The FSA also has some concerns, saying that if the policyholder had complained within three years of getting their first "red" warning letter, "we would not see capping in keeping with treating customers fairly".
One of the insurance companies that has been criticised for limiting payouts in this way is Royal & Sun Alliance. In a statement, the firm admitted it has capped compensation "in some individual cases". However, it added it did not automatically cap its liability at the date of the second "red" warning letter but looked at each case on its own merits.
· Halifax wrote to Mr Weller of North London in February saying it would offer compensation for his Prudential endowment but the calculation could take some weeks. It also said he must appeal to the ombudsman within six months.
He is now six weeks away from the six-month deadline and no nearer a figure. It looks like he will need to trigger a full ombudsman inquiry, adding weeks and possibly months to the process.
In recent weeks Capital Letters has featured several tales of woe from people mis-sold Legal & General endowments who have been waiting and waiting for their money. Typical is the one we related last Saturday of a Teesside reader who first complained in late 2002 but had received a series of letters saying that "owing to service delays ..." the firm had still not yet completed the investigation. After we intervened, L&G promised he would get his cheque plus £100 goodwill. L&G says the difficulties "are now behind us".
· Financial advisers are increasingly using legal tactics to avoid making pay outs, says the financial ombudsman. Jobs & Money reader Jackie Rafferty appealed to the ombudsman and won. The financial adviser fought her all the way. It now threatens a judicial review to overturn the ombudsman's ruling and stop any compensation. The ombudsman has asked the IFA to calculate the compensation, but it has refused.
· An endowment has life insurance built-in, so when it comes to calculating compensation, companies are permitted to deduct the cost of this cover. But if you were young and single with no dependants, you would not have needed it. Or you might already have cover through a pension scheme. Some companies are making a deduction to take account of the expensive life cover arguably even where it wasn't needed.
· Earlier this month it emerged that as many as 700,000 people may have missed out on possible compensation because they had not complained within three years of receiving their first red re-projection letter. The good news is that the furore has prompted some leading insurers, including Legal & General, to announce they will not reject complaints because, technically, they have missed the deadline.
· Some people have lost out on compensation because they bought their policy before April 1988, when regulation kicked in. Most of the big providers have agreed to consider complaints about advice given before that date, says Marianne Fitzjohn at claims specialist firm Endowment Justice (endowmentjustice.com). But if it was bought from an independent financial adviser who is no longer trading, then you will not be able to complain to anyone else.
Penelope Lowndes of Reading has been told by the Halifax it will not consider her claim because "at this time we were not required to offer any advice with regard to the suitability of an investment contract, such as an endowment". She missed the deadline by six months when the legislation bringing in the new rules will have been before Parliament and was known to the industry.

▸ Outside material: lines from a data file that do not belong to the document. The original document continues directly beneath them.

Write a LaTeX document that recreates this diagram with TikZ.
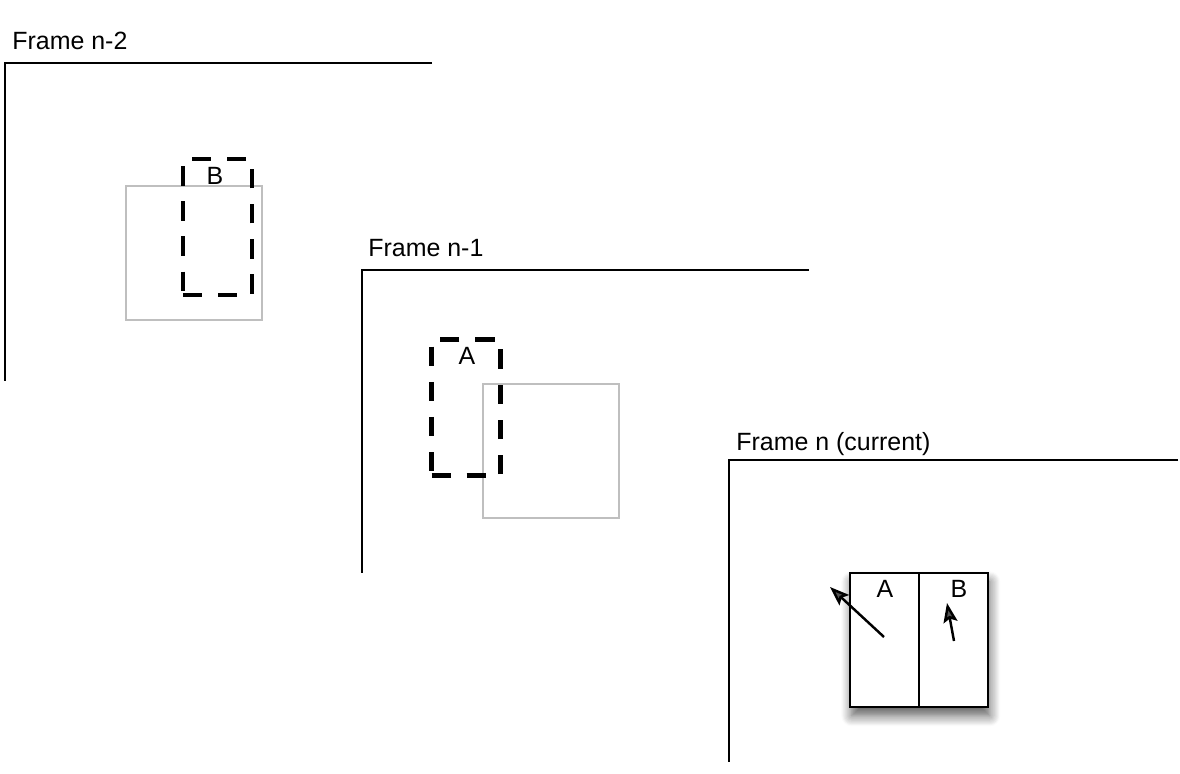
\documentclass[tikz,border=0pt]{standalone}
\usepackage{fontspec}
\setmainfont{Liberation Sans}
\usetikzlibrary{positioning,arrows.meta,shadows.blur}

\tikzset{
  framecorner/.style={line width=1.4pt},
  framelabel/.style={anchor=base west, inner sep=0pt, font=\fontsize{14.2}{16}\selectfont},
  oldbox/.style={draw=black!25, line width=1.3pt, inner sep=0pt, outer sep=0pt,
    minimum width=2.72cm, minimum height=2.68cm},
  ghostbox/.style={draw=black, line width=2.8pt, dash pattern=on 11pt off 9pt, line cap=butt,
    inner sep=0pt, outer sep=0pt, minimum width=1.38cm, minimum height=2.72cm},
  halfbox/.style={draw=black, line width=1.4pt, fill=white, inner sep=0pt, outer sep=0pt,
    minimum width=1.38cm, minimum height=2.68cm},
  boxlabel/.style={inner sep=0pt, font=\fontsize{14.2}{16}\selectfont},
  motion/.style={line width=1.4pt, -{Stealth[length=11pt,width=8pt,inset=2pt]}}
}

\begin{document}
\begin{tikzpicture}[x=0.02cm, y=-0.02cm]
\useasboundingbox (0,0) rectangle (1180,774);

% frame n-2
\coordinate (f2top) at (432,63);
\coordinate (f2corner) at (5,63);
\coordinate (f2bottom) at (5,381);
\draw[framecorner] (f2top) -- (f2corner) -- (f2bottom);
\node[framelabel] (f2label) at (12,50) {Frame n-2};

\node[oldbox] (f2old) at (194,253) {};
\node[ghostbox] (f2ghost) at (217.5,227) {};
\node[boxlabel] (f2B) at (215,176) {B};

% frame n-1
\coordinate (f1top) at (809,270);
\coordinate (f1corner) at (362,270);
\coordinate (f1bottom) at (362,573);
\draw[framecorner] (f1top) -- (f1corner) -- (f1bottom);
\node[framelabel] (f1label) at (368,256) {Frame n-1};

\node[oldbox] (f1old) at (551,451) {};
\node[ghostbox] (f1ghost) at (466,407.5) {};
\node[boxlabel] (f1A) at (467,356) {A};

% frame n
\coordinate (f0top) at (1178,460);
\coordinate (f0corner) at (729,460);
\coordinate (f0bottom) at (729,762);
\draw[framecorner] (f0top) -- (f0corner) -- (f0bottom);
\node[framelabel] (f0label) at (736,450) {Frame n (current)};

\node[halfbox] (curA) at (884.5,640) {};
\node[halfbox] (curB) at (953.5,640) {};
\draw[halfbox, blur shadow={shadow xshift=1pt, shadow yshift=-5pt, shadow blur steps=10, shadow blur radius=6pt, shadow opacity=65}] (curA.north west) rectangle (curB.south east);
\draw[line width=1.4pt] (curA.north east) -- (curA.south east);
\node[boxlabel] (curAlabel) at (885,589) {A};
\node[boxlabel] (curBlabel) at (959,589) {B};

\coordinate (Astart) at (884,637);
\coordinate (Aend) at (830,587);
\coordinate (Bstart) at (954,641);
\coordinate (Bend) at (947,603);
\draw[motion] (Astart) -- (Aend);
\draw[motion] (Bstart) -- (Bend);

\end{tikzpicture}
\end{document}
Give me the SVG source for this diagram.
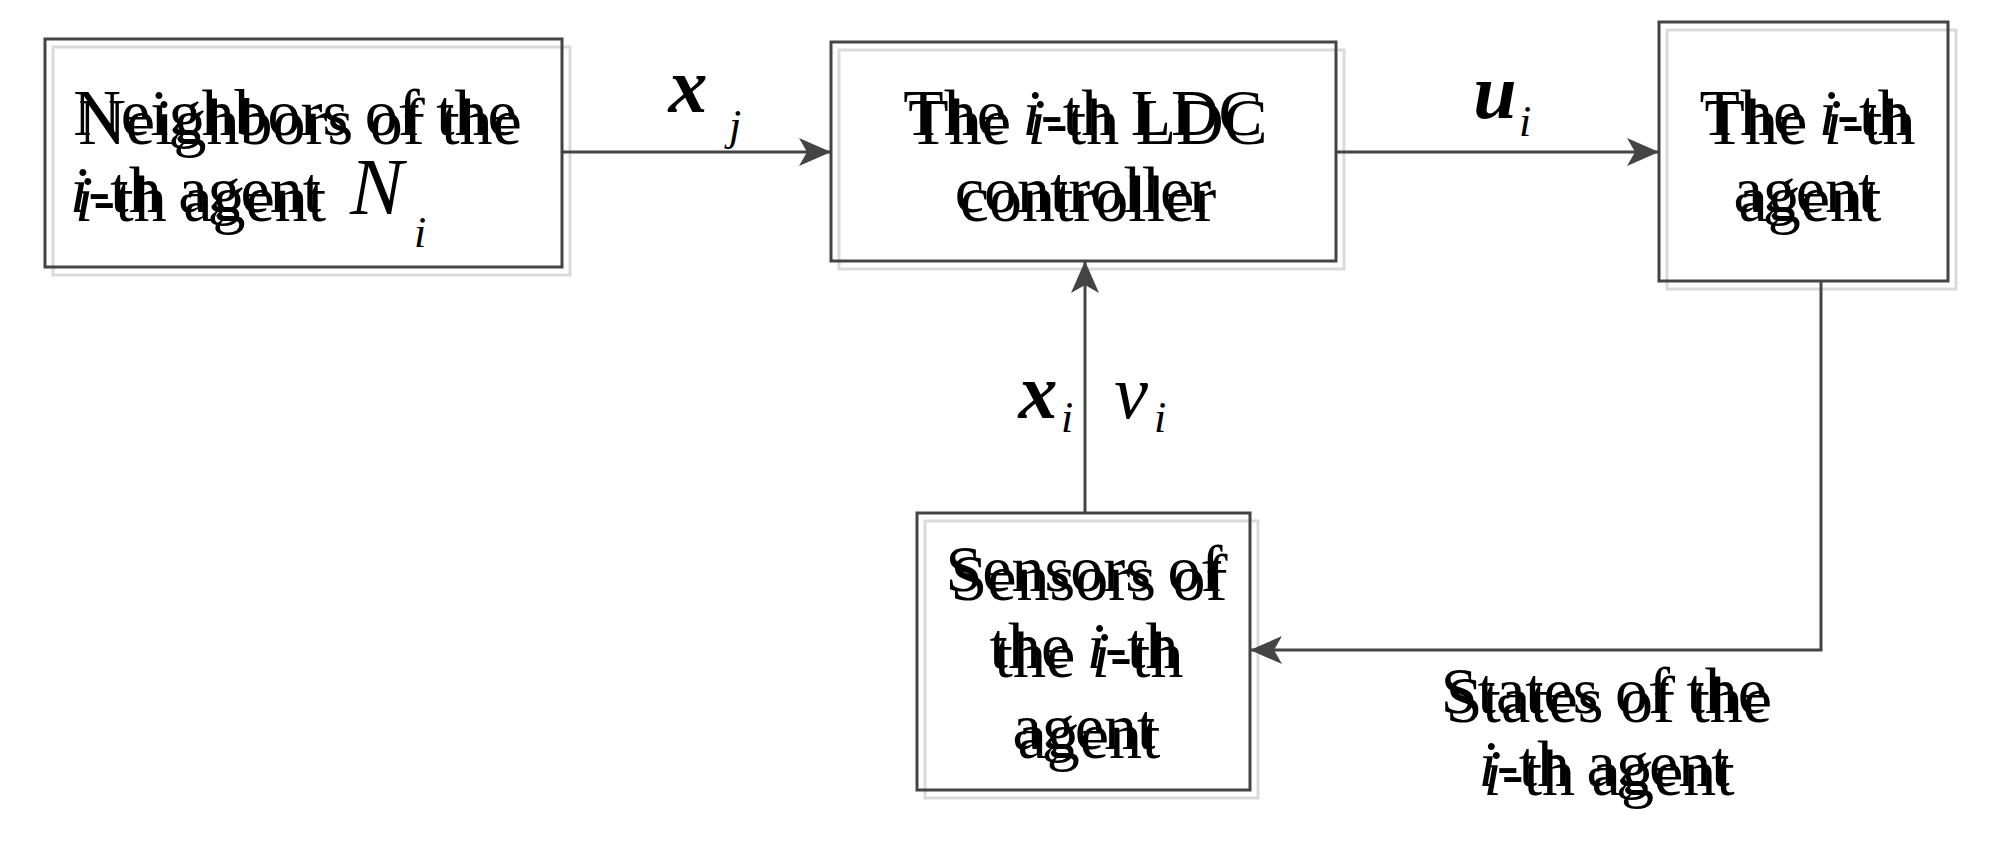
<svg xmlns="http://www.w3.org/2000/svg" xmlns:xlink="http://www.w3.org/1999/xlink" width="2015" height="841" viewBox="0 0 2015 841">
<style>
text{font-family:"Liberation Serif","Times New Roman",serif;font-size:66px;fill:#000;text-anchor:middle}
.sh text{fill:#ececec}
.it{font-style:italic}
.st{text-anchor:start}
.bi{font-style:italic;font-weight:bold;font-size:78px}
.sub{font-size:44px;font-style:italic}
.box{fill:none;stroke:#444;stroke-width:3}
.bsh{fill:none;stroke:#dadada;stroke-width:3}
.ln{fill:none;stroke:#444;stroke-width:3}
</style>
<defs>
<marker id="ah" viewBox="0 0 32 28" refX="32" refY="14" markerWidth="32" markerHeight="28" markerUnits="userSpaceOnUse" orient="auto">
<path d="M0,0 L32,14 L0,28 L8,14 Z" fill="#444"/>
</marker>
<g id="txt">
<text x="295" y="135">Neighbors of the</text>
<text class="st" x="70" y="212"><tspan class="it">i</tspan>-th agent</text>
<text x="1083" y="135">The <tspan class="it">i</tspan>-th LDC</text>
<text x="1083" y="212">controller</text>
<text x="1805" y="135">The <tspan class="it">i</tspan>-th</text>
<text x="1805" y="212">agent</text>
<text x="1084" y="591">Sensors of</text>
<text x="1084" y="668">the <tspan class="it">i</tspan>-th</text>
<text x="1084" y="749">agent</text>
<text x="1604" y="713">States of the</text>
<text x="1604" y="786"><tspan class="it">i</tspan>-th agent</text>
</g>
</defs>
<g class="sh"><use xlink:href="#txt" transform="translate(5,9)"/></g>
<g id="n1"><rect class="bsh" x="53" y="47" width="517" height="228"/><rect class="box" x="45" y="39" width="517" height="228"/>
<text class="it st" x="350" y="214" style="font-size:80px">N</text><text class="sub" x="420" y="247">i</text></g>
<g id="n2"><rect class="bsh" x="839" y="50" width="505" height="219"/><rect class="box" x="831" y="42" width="505" height="219"/></g>
<g id="n3"><rect class="bsh" x="1667" y="30" width="289" height="259"/><rect class="box" x="1659" y="22" width="289" height="259"/></g>
<g id="n4"><rect class="bsh" x="925" y="521" width="333" height="277"/><rect class="box" x="917" y="513" width="333" height="277"/></g>
<use xlink:href="#txt"/>
<g id="connectors">
<line class="ln" x1="562" y1="152" x2="831" y2="152" marker-end="url(#ah)"/>
<line class="ln" x1="1336" y1="152" x2="1659" y2="152" marker-end="url(#ah)"/>
<line class="ln" x1="1085" y1="513" x2="1085" y2="261" marker-end="url(#ah)"/>
<polyline class="ln" points="1821,281 1821,650 1250,650" marker-end="url(#ah)"/>
<text class="bi" x="688" y="112">x</text><text class="sub" x="735" y="140">j</text>
<text class="bi" x="1495" y="118">u</text><text class="sub" x="1525" y="136">i</text>
<text class="bi" x="1038" y="418">x</text><text class="sub" x="1067" y="432">i</text>
<text class="it" x="1131" y="418" style="font-size:76px">ν</text><text class="sub" x="1160" y="432">i</text>
</g>
</svg>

Keep on battling - you can win
Life is getting harder, not easier, for endowment mis-selling victims.
That is the message from scores of Jobs & Money readers who say life insurers, banks and financial advisers are placing every obstacle in the way before paying compensation. And even when compensation is forthcoming, it can be wrong.
But if you keep battling, you can win through.
What if your firm limits their payout by arguing it only needed to compensate up to the point that they wrote to you with a shortfall warning?
This practice has come under fire from the financial ombudsman. The ombudsman service this week confirmed that, as a general rule, it would be unlikely to conclude that a firm could rely on a warning letter as grounds for capping people's compensation in this way. If you complain to the ombudsman it's likely you'll win.
What can you do if a finance company drags its feet?
Keep all correspondence and keep plugging away. Some firms are better than others. The usual principle that those who shout loudest get sorted, applies. To that end, writing to Jobs & Money can help speed things along, (if we are able to look into your case). If your financial adviser obviously objects to any thoughts of mis-selling and threatens legal action, then don't be frightened off.
The ombudsman is aware of firms trying to block compensation. Unfortunately you might need to go to the Small Claims Court to enforce the ombudsman's ruling, though this is relatively straightforward. The ombudsman will offer advice.
What if I didn't need the life cover that came with the endowment?
Tell your insurer. Make it clear in your letter this is another aspect of your complaint. Sometimes it is overlooked. If they still object, take your case to the ombudsman.
If you didn't complain within three years of receiving the first red letter, what can you do?
Technically you are out of time. But controversy over this issue has prompted some insurers to say they will look at all complaints.
You bought your policy before April 1988, when regulation started. Can you still claim?
Yes, some providers will look at old policies.
Others are being difficult. But even in these cases you can appeal to their sense of fair play.
They were supposed to sell products "fit for the purpose".
Probably the most unlucky people are those who bought their policy from a financial adviser who is no longer trading.
If it was before April 1988 there is little you can do.
If it was after August 29 1988 you may be able to make a claim for compensation to the financial services compensation scheme.